Kashmir was once known as the home of the world’s best saffron. But the climate here has drastically changed – wet spring seasons and hot, dry summers have become an inexplicable string of droughts and floods. At the same time, cheap imports from Iran and Spain are flooding the global market and smuggling the once-precious spice has become more common.
“But saffron is our identity,” Pampori says with a heavy sigh.
According to Pampori and other experts in field here, the unpredictable weather can be blamed for the smaller crop yield, but it is the “sincerity” of Kashmiri saffron that has caused “disastrous results” on the global market.
“There are many who mix corms with saffron only to earn a bad name in the market,” Pampori says. Diluting Kashmir saffron, he says, “Defames the whole trade and every saffron grower is viewed with a conspicuous eye.”
To complicate matters, over the past few months there has been a series of seizures and arrests that have shined a light on the illegal import of saffron.
Customs officers in India told one local newspaper that they are finding up to three cases of smuggled saffron every day. The saffron that is flooding the Indian, and many other markets, is coming from Iran where the spice costs half the price of Indian saffron.
Pampori, says his sources indicate that about 100 kilograms of saffron enter India illegally each month.
“I have tried to raise this problem with the government in Delhi but without any success,” Pampori says.

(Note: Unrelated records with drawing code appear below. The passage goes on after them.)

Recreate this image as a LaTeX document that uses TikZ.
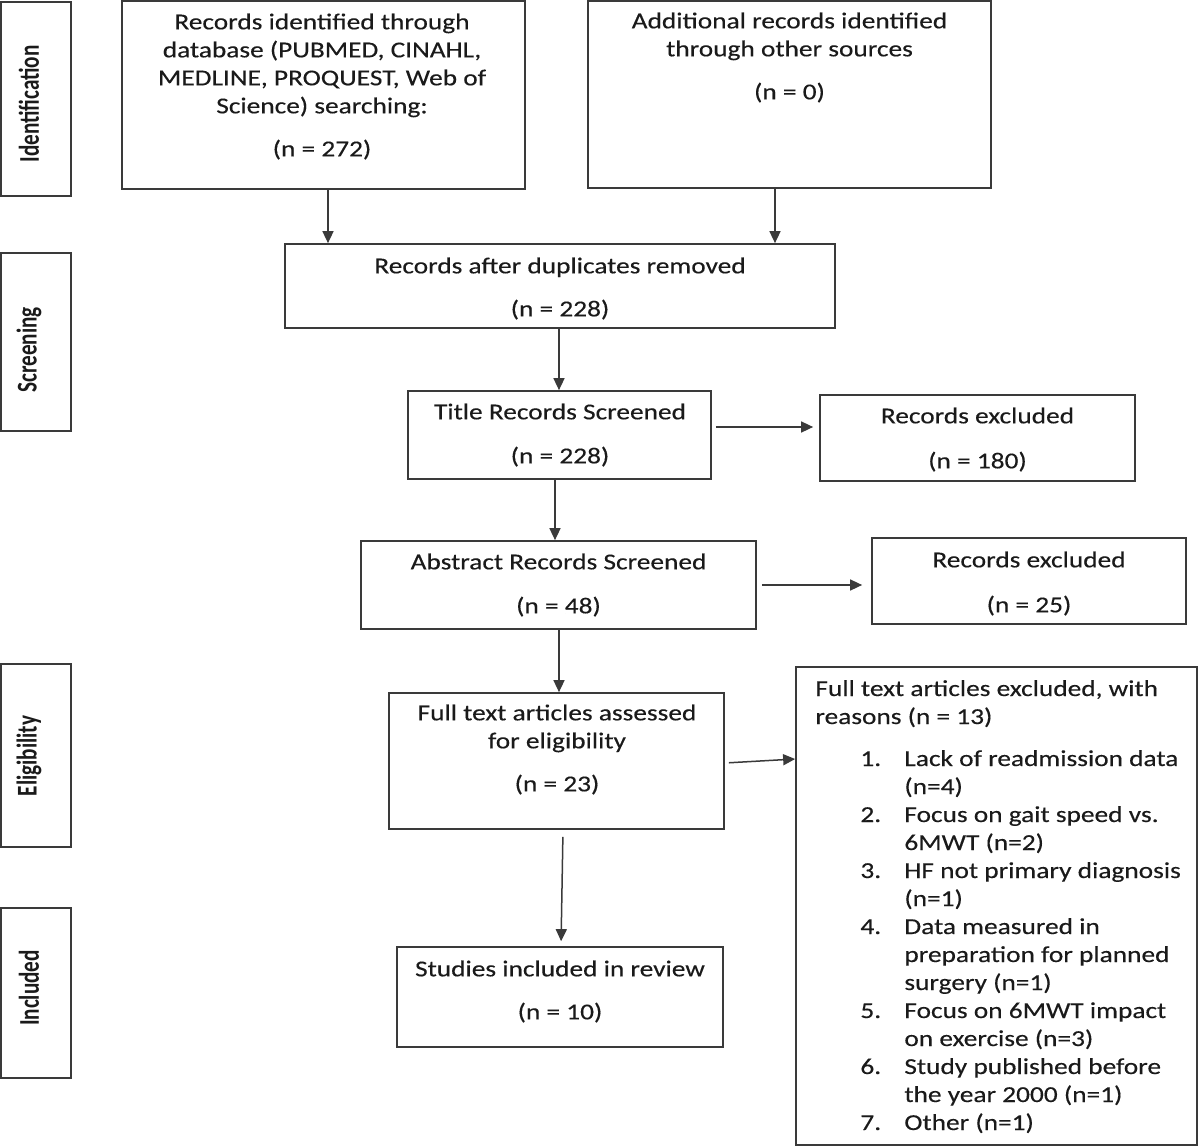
\documentclass[tikz,border=0pt]{standalone}
\usepackage{graphicx}
\usepackage{fontspec}
\setmainfont{Carlito}[FakeStretch=1.2,FakeBold=0.3]
\newfontfamily\sidefont{Carlito}
\usetikzlibrary{arrows.meta,fit}
\definecolor{linec}{HTML}{3A3A3A}
\definecolor{textc}{HTML}{1A1A1A}
\begin{document}
\begin{tikzpicture}[x=0.5pt,y=-0.5pt,
  box/.style={draw=linec, line width=0.85pt, inner sep=0pt},
  side/.style={draw=linec, line width=1pt, inner sep=0pt},
  txt/.style={text=textc, align=center, inner sep=0pt, font=\fontsize{11.4}{14}\selectfont},
  txtl/.style={text=textc, inner sep=0pt, font=\fontsize{11.4}{14}\selectfont},
  sidetxt/.style={text=textc, inner sep=0pt, rotate=90, font=\sidefont\bfseries\fontsize{10.6}{12}\selectfont},
  arr/.style={draw=linec, line width=0.75pt, -{Triangle[length=6pt,width=5.5pt]}}]
\path[use as bounding box] (0,0) rectangle (1200,1146);

% phase labels
\node[side, fit={(1,2)(71,196)}] (sid) {};
\node[sidetxt] (sid-t) at (29,104) {\scalebox{1}[1.35]{Identification}};
\node[side, fit={(1,253)(71,431)}] (scr) {};
\node[sidetxt] (scr-t) at (29,350) {\scalebox{1}[1.35]{Screening}};
\node[side, fit={(1,664)(71,847)}] (eli) {};
\node[sidetxt] (eli-t) at (29,756) {\scalebox{1}[1.35]{Eligibility}};
\node[side, fit={(1,908)(71,1078)}] (inc) {};
\node[sidetxt] (inc-t) at (29,988) {\scalebox{1}[1.35]{Included}};

% boxes
\node[box, fit={(122,1)(525,189)}] (db) {};
\node[box, fit={(588,1)(991,188)}] (add) {};
\node[box, fit={(285,244)(835,328)}] (dup) {};
\node[box, fit={(408,391)(711,479)}] (title) {};
\node[box, fit={(820,395)(1135,481)}] (ex1) {};
\node[box, fit={(361,541)(756,629)}] (abs) {};
\node[box, fit={(872,538)(1186,624)}] (ex2) {};
\node[box, fit={(389,693)(724,829)}] (full) {};
\node[box, fit={(796,667)(1197,1145)}] (ex3) {};
\node[box, fit={(397,947)(723,1047)}] (stud) {};

% texts
\node[txt] (db-t) at (322,86.5) {Records identified through\\database (PUBMED, CINAHL,\\MEDLINE, PROQUEST, Web of\\Science) searching:\\[7.5pt](n = 272)};
\node[txt] (add-t) at (789.5,57.5) {Additional records identified\\through other sources\\[7.5pt](n = 0)};
\node[txt] (dup-t) at (560,288.5) {Records after duplicates removed\\[7.5pt](n = 228)};
\node[txt] (title-t) at (560,435) {Title Records Screened\\[8pt](n = 228)};
\node[txt] (abs-t) at (558.5,585) {Abstract Records Screened\\[8pt](n = 48)};
\node[txt] (ex1-t) at (977.5,439.5) {Records excluded\\[8.5pt](n = 180)};
\node[txt] (ex2-t) at (1029,583.5) {Records excluded\\[8.5pt](n = 25)};
\node[txt] (full-t) at (557,749.5) {Full text articles assessed\\for eligibility\\[7.5pt](n = 23)};
\node[txt] (stud-t) at (560,991.5) {Studies included in review\\[7.5pt](n = 10)};
\node[txtl, anchor=base west] (ex3-t) at (815,696) {%
\begin{tabular}[t]{@{}p{22.5pt}@{}p{22pt}@{}l@{}}
\multicolumn{3}{@{}l@{}}{Full text articles excluded, with}\\
\multicolumn{3}{@{}l@{}}{reasons (n = 13)}\\[7pt]
& 1. & Lack of readmission data\\
& & (n=4)\\
& 2. & Focus on gait speed vs.\\
& & 6MWT (n=2)\\
& 3. & HF not primary diagnosis\\
& & (n=1)\\
& 4. & Data measured in\\
& & preparation for planned\\
& & surgery (n=1)\\
& 5. & Focus on 6MWT impact\\
& & on exercise (n=3)\\
& 6. & Study published before\\
& & the year 2000 (n=1)\\
& 7. & Other (n=1)
\end{tabular}};

% connectors
\coordinate (k1) at (328,0);
\coordinate (k2) at (775,0);
\coordinate (k3) at (559,0);
\coordinate (k4) at (555,0);
\coordinate (k5) at (0,427);
\coordinate (k6) at (0,585);
\coordinate (k7) at (559,0);
\coordinate (k8a) at (563,0);
\coordinate (k8b) at (561,0);
\coordinate (k9a) at (0,763);
\coordinate (k9b) at (0,759);
\draw[arr] (db.south -| k1) -- (dup.north -| k1);
\draw[arr] (add.south -| k2) -- (dup.north -| k2);
\draw[arr] (dup.south -| k3) -- (title.north -| k3);
\draw[arr] (title.south -| k4) -- (abs.north -| k4);
\draw[arr, shorten <=2pt, shorten >=3pt] (title.east |- k5) -- (ex1.west |- k5);
\draw[arr, shorten <=2.5pt, shorten >=4.5pt] (abs.east |- k6) -- (ex2.west |- k6);
\draw[arr] (abs.south -| k7) -- (full.north -| k7);
\draw[arr, shorten <=3.5pt, shorten >=2.5pt] (full.south -| k8a) -- (stud.north -| k8b);
\draw[arr, shorten <=2pt] (full.east |- k9a) -- (ex3.west |- k9b);
\end{tikzpicture}
\end{document}
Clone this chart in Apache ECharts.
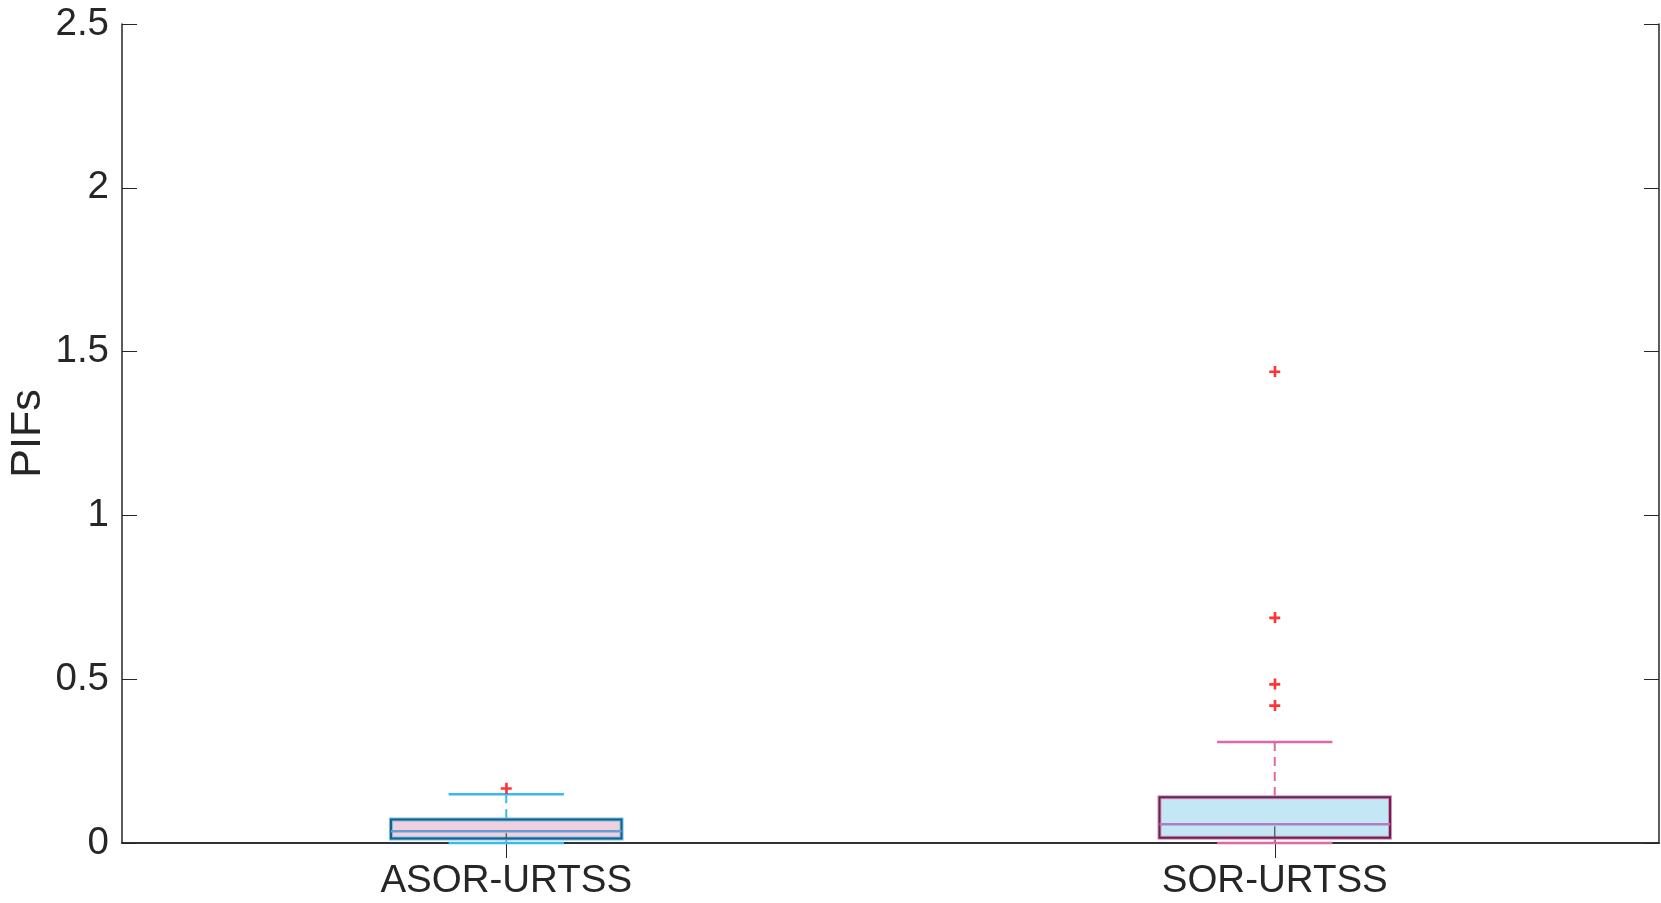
<!DOCTYPE html>
<html>
<head>
<meta charset="utf-8">
<title>PIFs boxplot</title>
<script src="https://cdn.jsdelivr.net/npm/echarts@6/dist/echarts.min.js"></script>
<style>
  html, body { margin: 0; padding: 0; background: #fff; }
  #chart { width: 1661px; height: 903px; }
</style>
</head>
<body>
<div id="chart"></div>
<script>
// box statistics
const categories = ['ASOR-URTSS', 'SOR-URTSS'];
const lowerWhisker = [0, 0];
const q1 = [0.014, 0.016];
const median = [0.036, 0.057];
const q3 = [0.072, 0.14];
const upperWhisker = [0.149, 0.308];
// outliers: [category index, value]
const outliers = [[0, 0.167], [1, 1.439], [1, 0.688], [1, 0.485], [1, 0.42]];
const yTicks = [0, 0.5, 1, 1.5, 2, 2.5];

const boxStyles = [
  { fill: '#EFD0DF', edge: '#1F5C87', halo: '#6CC3EA', mid: '#6B9CCF', whisker: '#3DB8EC' },
  { fill: '#C4E7F6', edge: '#5A2A52', halo: '#E58DBA', mid: '#B07EBE', whisker: '#DB6AA5' }
];

const boxData = categories.map((c, i) => [i, lowerWhisker[i], q1[i], median[i], q3[i], upperWhisker[i]]);

const textColor = '#262626';
const fontFamily = "'Liberation Sans', Arial, Helvetica, sans-serif";

function renderBox(params, api) {
  const idx = api.value(0);
  const st = boxStyles[idx];
  const xc = api.coord([idx, 0])[0];
  const band = api.size([1, 0])[0];
  const half = band * 0.15;
  const capHalf = band * 0.075;
  const y = (k) => api.coord([idx, api.value(k)])[1];
  const yLo = y(1), yQ1 = y(2), yMed = y(3), yQ3 = y(4), yHi = y(5);

  const line = (x1, y1, x2, y2, stroke, width, dash) => ({
    type: 'line',
    shape: { x1, y1, x2, y2 },
    style: { stroke, lineWidth: width, lineDash: dash || null }
  });

  return {
    type: 'group',
    children: [
      line(xc, yHi, xc, yQ3, st.whisker, 2, [9, 6]),
      line(xc, yQ1, xc, yLo, st.whisker, 2),
      line(xc - capHalf, yHi, xc + capHalf, yHi, st.whisker, 2.5),
      line(xc - capHalf, yLo, xc + capHalf, yLo, st.whisker, 2.5),
      {
        type: 'rect',
        shape: { x: xc - half, y: yQ3, width: half * 2, height: yQ1 - yQ3 },
        style: { fill: st.fill, stroke: st.halo, lineWidth: 4 }
      },
      {
        type: 'rect',
        shape: { x: xc - half, y: yQ3, width: half * 2, height: yQ1 - yQ3 },
        style: { fill: 'none', stroke: st.edge, lineWidth: 2 }
      },
      line(xc - half, yMed, xc + half, yMed, st.mid, 2.5),
      line(xc, yMed + 2, xc, yQ1, '#4a4a4a', 1.2)
    ]
  };
}

const chart = echarts.init(document.getElementById('chart'));

const axisLine = { show: true, lineStyle: { color: textColor, width: 1.5 } };

chart.setOption({
  backgroundColor: '#ffffff',
  animation: false,
  grid: { left: 122, right: 2, top: 24, bottom: 60, containLabel: false, outerBoundsMode: 'none' },
  xAxis: [
    {
      type: 'category',
      data: categories,
      boundaryGap: true,
      axisLine: axisLine,
      axisTick: { show: true, inside: true, alignWithLabel: true, length: 15, lineStyle: { color: textColor } },
      axisLabel: { color: textColor, fontSize: 38.5, fontFamily: fontFamily, margin: 19 },
      splitLine: { show: false }
    },
    {
      type: 'category',
      data: categories,
      position: 'top',
      boundaryGap: true,
      axisLine: axisLine,
      axisTick: { show: true, inside: true, alignWithLabel: true, length: 15, lineStyle: { color: textColor } },
      axisLabel: { show: false },
      splitLine: { show: false }
    }
  ],
  yAxis: [
    {
      type: 'value',
      min: yTicks[0],
      max: yTicks[yTicks.length - 1],
      interval: 0.5,
      name: 'PIFs',
      nameLocation: 'middle',
      nameRotate: 90,
      nameGap: 72,
      nameMoveOverlap: false,
      nameTextStyle: { color: textColor, fontSize: 43, fontFamily: fontFamily },
      axisLine: axisLine,
      axisTick: { show: true, inside: true, length: 15, lineStyle: { color: textColor } },
      axisLabel: { color: textColor, fontSize: 38.5, fontFamily: fontFamily, margin: 13 },
      splitLine: { show: false }
    },
    {
      type: 'value',
      position: 'right',
      min: yTicks[0],
      max: yTicks[yTicks.length - 1],
      interval: 0.5,
      axisLine: axisLine,
      axisTick: { show: true, inside: true, length: 15, lineStyle: { color: textColor } },
      axisLabel: { show: false },
      splitLine: { show: false }
    }
  ],
  series: [
    {
      type: 'custom',
      name: 'PIFs',
      renderItem: renderBox,
      encode: { x: 0, y: [1, 2, 3, 4, 5] },
      data: boxData,
      z: 3
    },
    {
      type: 'scatter',
      name: 'Outliers',
      data: outliers,
      symbol: 'path://M4,0H6.4V4H10V6.4H6.4V10H4V6.4H0V4H4Z',
      symbolSize: 11,
      itemStyle: { color: '#FF0000' },
      z: 4
    }
  ]
});

window.addEventListener('resize', () => chart.resize());
</script>
</body>
</html>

While problems on the national and international level are plaguing global sales, Bashir Ahmad Dar, a local resident and saffron farmer, says for the people in Kashmir who are cultivating the spice, the problem is the middlemen.
Dar says farmers sell their saffron to middlemen who mix lower quality saffron with higher quality saffron and charging exorbitant prices. “They also [artificially] color the stamens to make it look superior,” Dar says, as deep red saffron is considered higher quality. Because Kashmiri saffron has been mixed and died for the past few seasons, the reputation of Kashmiri growers has suffered. “Consequently, the rate goes down and ultimately growers suffer,” Dar says.
Dar and other local farmers here say that they are now facing too many obstacles. Drought. Corruption. Lack of interest from youth. And a global sales crisis. And while the quality of Kashmiri saffron has declined, the cost remains high, in part because there is no infrastructure in place to streamline the cultivation of the spice.
“Sprinkle irrigation is a must for growth and cultivation of saffron,” says Pampori, adding that Iran has irrigated saffron fields that decrease the labor and increase the production of saffron, despite changing weather patterns.
Most saffron fields here are situated on banks of the Jehlum River, yet there are no irrigation facilities in the state, making saffron fields dependent on rainfall alone. “In recent years, winter seasons have been almost dry and rainfall has reduced during summers creating drought-like conditions. We had no rains this year in March but the summer months have seen steady rainfall. This affects saffron production,” says Peerzada Imran, an engineer with Jain Irrigation, a local company.
Imran says his firm is ready to provide subsidies to saffron farmers for digging wells and creating irrigation systems. He says he has encouraged a group of saffron growers to pool their resources so their dream of “sprinkle irrigation” is realized.
Abdul Hamid, another local saffron grower, says irrigation is necessary for saffron to continue growing here as both too much and too little rain is dangerous for the crop. “Saffron is cultivated on raised mounds in vast fields so that rainfall doesn’t get collected. Too much rainfall too is dangerous for the crop too,” he says.
“Since saffron is falling a victim to urbanization, poor maintenance and government apathy, its production and exports have been declining nearly 3 percent every two years since 1996,” Hamid says.
In Spain, one of the world’s major saffron exporters, irrigation systems allow farmers to yield of eight to 10 kilograms per hectare, or just over two acres. In Iran, their fields are said to yield an average of nearly five kilograms per hectare. Here, the yield is just two and a half kilograms per hectare.
Local growers recently approached the government for assistance in building new irrigation options. “Our crops are at the mercy of rain. We approached our [local] government for a loan to set up a sprinkle irrigation facility. But they turned their back on us,” says Farooq Ahmad, a saffron grower.
Local government officials declined to comment for this article.